Il primo caso è quello dell’agricoltura. Se nei nostri supermercati troviamo frutta e verdura a prezzi mediamente accessibili (il che contribuisce a moderare anche il costo della vita e il livello delle retribuzioni), ciò si deve in larga misura al fatto che una parte importante dell’agricoltura ortofrutticola del Sud Europa (Italia e Spagna in prima linea) utilizza manodopera immigrata (spesso illegale e naturalmente sempre avventizia) di provenienza africana o rumena, bulgara, moldava, ecc. Una manodopera le cui condizioni di lavoro sono assai vicine a quelle della schiavitù di un tempo: giornate di 10-12 ore, salario bassissimo, nessuna sindacalizzazione, nessuna protezione sanitaria, permanenza notturna in locali fatiscenti. Osservazioni che potrebbero benissimo estendersi anche agli autisti (perlomeno quelli italiani) incaricati di portare i prodotti agricoli nelle città del nord.
Il secondo caso è quello rappresentato da chi lavora in fabbriche collocate in alcuni Paesi dell’Europa orientale spesso membri dell’Unione Europea (ad esempio l’Ungheria) ma che producono semilavorati destinati all’industria tedesca, quasi sempre all’industria automobilistica. Anch’essi hanno una retribuzione estremamente bassa (in genere 4-500 euro mensili), scarsissima protezione di Welfare e nessuna possibilità di contrattazione del salario, dal momento che questo è fissato per legge dal loro Governo, previo accordo con la proprietà tedesca in cambio della localizzazione di quelle lavorazioni nei territori dell’est. Va sottolineato che è per l’appunto un sistema del genere che consente all’industria della Germania di mantenere per molti suoi manufatti costi di produzione relativamente bassi e di conseguire quindi alti profitti con i quali assicurare alte retribuzioni ai propri dipendenti. Naturalmente solo a quelli che lavorano nella Germania, i quali si trovano in tal modo ad essere i beneficiari di fatto dello sfruttamento che invece subiscono i loro colleghi dell’est. Va pure sottolineato che tutto ciò avviene in barba alle regole dell’UE che quando si tratta della Germania e dell’area orientale dell’Unione sembra molto spesso disposta a chiudere un occhio e a rinunciare a far sentire la sua voce.

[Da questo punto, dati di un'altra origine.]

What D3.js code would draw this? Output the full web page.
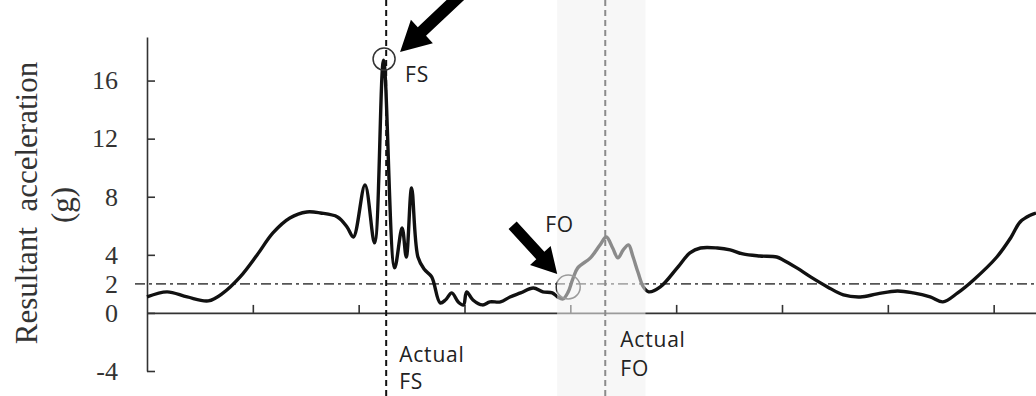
<!doctype html>
<html lang="en">
<head>
<meta charset="utf-8">
<title>Resultant acceleration</title>
<script src="https://cdn.jsdelivr.net/npm/d3@7"></script>
<style>
  body { margin: 0; background: #fff; }
  svg { display: block; }
</style>
</head>
<body>
<svg id="chart" width="1036" height="396"></svg>
<script>
// time (tick units) and resultant acceleration (g)
var times = [0, 0.19, 0.38, 0.58, 0.72, 0.88, 1.04, 1.19, 1.35, 1.51, 1.64, 1.80, 1.89, 1.95,
  2.06, 2.15, 2.235, 2.34, 2.41, 2.45, 2.50, 2.56, 2.62, 2.69, 2.77, 2.82, 2.88, 2.94, 2.99, 3.02,
  3.08, 3.17, 3.24, 3.34, 3.43, 3.53, 3.65, 3.74, 3.83, 3.88,
  3.93, 3.98, 4.02, 4.07, 4.19, 4.28, 4.34, 4.40, 4.45, 4.50, 4.55, 4.59, 4.64, 4.69, 4.74,
  4.85, 5.01, 5.13, 5.23, 5.39, 5.51, 5.63, 5.79, 5.95, 6.01, 6.14, 6.27, 6.43, 6.58, 6.74,
  6.90, 7.09, 7.24, 7.40, 7.52, 7.66, 7.81, 8.03, 8.16, 8.25, 8.35, 8.40];
var accel = [1.10, 1.45, 1.10, 0.83, 1.38, 2.48, 3.99, 5.51, 6.54, 6.95, 6.88, 6.61, 5.92, 5.23,
  8.81, 4.82, 17.4, 3.10, 5.85, 3.85, 8.60, 3.85, 3.00, 2.48, 0.69, 0.89, 1.38, 0.76, 0.55, 1.45,
  0.89, 0.55, 0.76, 0.76, 1.10, 1.38, 1.72, 1.45, 1.38, 1.10,
  0.96, 1.45, 2.27, 3.10, 3.79, 4.68, 5.23, 4.47, 3.79, 4.34, 4.68, 3.92, 2.78, 1.79, 1.45,
  1.79, 3.10, 4.13, 4.47, 4.47, 4.34, 4.06, 3.92, 3.85, 3.65, 3.10, 2.48, 1.79, 1.24, 1.10,
  1.31, 1.51, 1.38, 1.10, 0.76, 1.38, 2.27, 3.85, 5.16, 6.26, 6.74, 6.88];

var yTicks = [16, 12, 8, 4, 2, 0, -4];
var xTicks = [1, 2, 3, 4, 5, 6, 7, 8];
var threshold = 2;
var actualFS = 2.26, actualFO = 4.33;
var foWindow = [3.875, 4.71];
var detectedFS = [2.24, 17.48], detectedFO = [3.98, 1.79];

var svg = d3.select("#chart");
var x = d3.scaleLinear().domain([0, 8.4]).range([147, 1036]);
var y = d3.scaleLinear().domain([-4, 19]).range([371, 37]);
var data = times.map((t, i) => [t, accel[i]]);

// axes
var yAxis = svg.append("g").attr("transform", `translate(${x(0)},0)`)
  .call(d3.axisLeft(y).tickValues(yTicks).tickSize(-8).tickSizeOuter(0).tickPadding(29)
    .tickFormat(d => String(d)));
yAxis.selectAll(".tick").filter(d => d === 2).select("line").remove();
yAxis.selectAll(".tick text").attr("font-family", "'Liberation Serif', serif")
  .attr("font-size", 26).attr("fill", "#333");
var xAxis = svg.append("g").attr("transform", `translate(0,${y(0)})`)
  .call(d3.axisBottom(x).tickValues(xTicks).tickSize(-8).tickSizeOuter(0).tickFormat(""));
svg.selectAll(".domain, .tick line").attr("stroke", "#333").attr("stroke-width", 1.6);

// threshold line
svg.append("line").attr("x1", 135).attr("x2", 1036)
  .attr("y1", y(threshold)).attr("y2", y(threshold))
  .attr("stroke", "#555").attr("stroke-width", 1.6).attr("stroke-dasharray", "10,4,3,4");

// vertical event lines
[actualFS, actualFO].forEach(v => {
  svg.append("line").attr("x1", x(v)).attr("x2", x(v)).attr("y1", 0).attr("y2", 396)
    .attr("stroke", "#111").attr("stroke-width", 2).attr("stroke-dasharray", "6,4");
});

// curve
svg.append("path").datum(data)
  .attr("d", d3.line().x(d => x(d[0])).y(d => y(d[1])).curve(d3.curveCatmullRom.alpha(0.5)))
  .attr("fill", "none").attr("stroke", "#111").attr("stroke-width", 3.4)
  .attr("stroke-linejoin", "round");

// detection circles
svg.append("circle").attr("cx", x(detectedFS[0])).attr("cy", y(detectedFS[1])).attr("r", 11)
  .attr("fill", "none").attr("stroke", "#333").attr("stroke-width", 1.5);
svg.append("circle").attr("cx", x(detectedFO[0])).attr("cy", y(detectedFO[1])).attr("r", 12)
  .attr("fill", "none").attr("stroke", "#333").attr("stroke-width", 1.5);

// foot-off window, washes out what is under it
svg.append("rect").attr("x", x(foWindow[0])).attr("width", x(foWindow[1]) - x(foWindow[0]))
  .attr("y", 0).attr("height", 396).attr("fill", "#f0f0f0").attr("opacity", 0.55);

// arrows
function arrow(tx, ty, angle, len, headLen, headW, shaftW) {
  var pts = [[0, 0], [-headLen, headW], [-headLen, shaftW / 2], [-len, shaftW / 2],
    [-len, -shaftW / 2], [-headLen, -shaftW / 2], [-headLen, -headW]];
  svg.append("path").attr("d", "M" + pts.join("L") + "Z")
    .attr("transform", `translate(${tx},${ty}) rotate(${angle})`).attr("fill", "#000");
}
arrow(x(detectedFS[0]) + 16, y(detectedFS[1]) - 7, 136.7, 95, 30, 16, 12);
arrow(x(detectedFO[0]) - 11, y(detectedFO[1]) - 13, 47.5, 66, 25, 14, 11);

// labels
var sans = "'Open Sans', sans-serif";
function label(tx, ty, s) {
  svg.append("text").attr("x", tx).attr("y", ty).text(s)
    .attr("font-family", sans).attr("font-size", 21).attr("letter-spacing", 0.8).attr("fill", "#222");
}
label(x(detectedFS[0]) + 21, y(detectedFS[1]) + 23, "FS");
label(x(detectedFO[0]) - 23, y(detectedFO[1]) - 55, "FO");
label(x(actualFS) + 13, 362, "Actual");
label(x(actualFS) + 13, 389, "FS");
label(x(actualFO) + 15, 347, "Actual");
label(x(actualFO) + 15, 376, "FO");

// y axis title
var serif = "'Liberation Serif', serif";
svg.append("text").attr("transform", "translate(37,203) rotate(-90)").attr("text-anchor", "middle")
  .attr("font-family", serif).attr("font-size", 31).attr("fill", "#333")
  .attr("xml:space", "preserve").text("Resultant  acceleration");
svg.append("text").attr("transform", "translate(73,205) rotate(-90)").attr("text-anchor", "middle")
  .attr("font-family", serif).attr("font-size", 31).attr("fill", "#333").text("(g)");
</script>
</body>
</html>
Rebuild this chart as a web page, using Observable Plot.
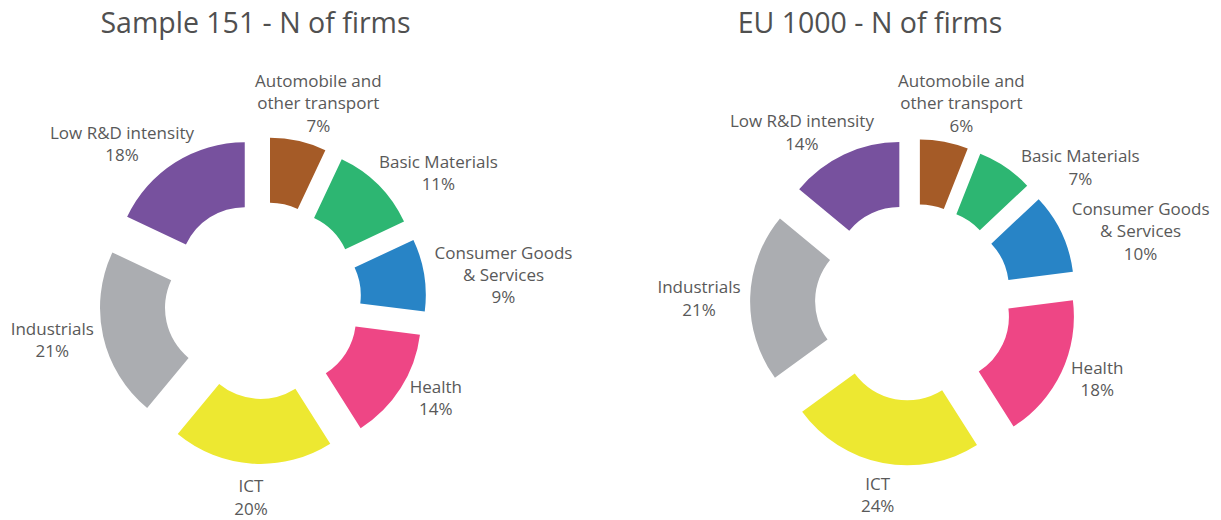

Occuparsi e discutere ogni tanto di queste cose è necessario non per fare il processo a qualcuno. Bensì per conoscere meglio il mondo in cui viviamo, per renderci conto di come funziona e, voglio aggiungere, anche per tenere sveglia la nostra coscienza, per impedirle di addormentarsi: specie quando si tratta di questioni che in qualche modo ci riguardano direttamente. La libertà di stampa serve anche a questo.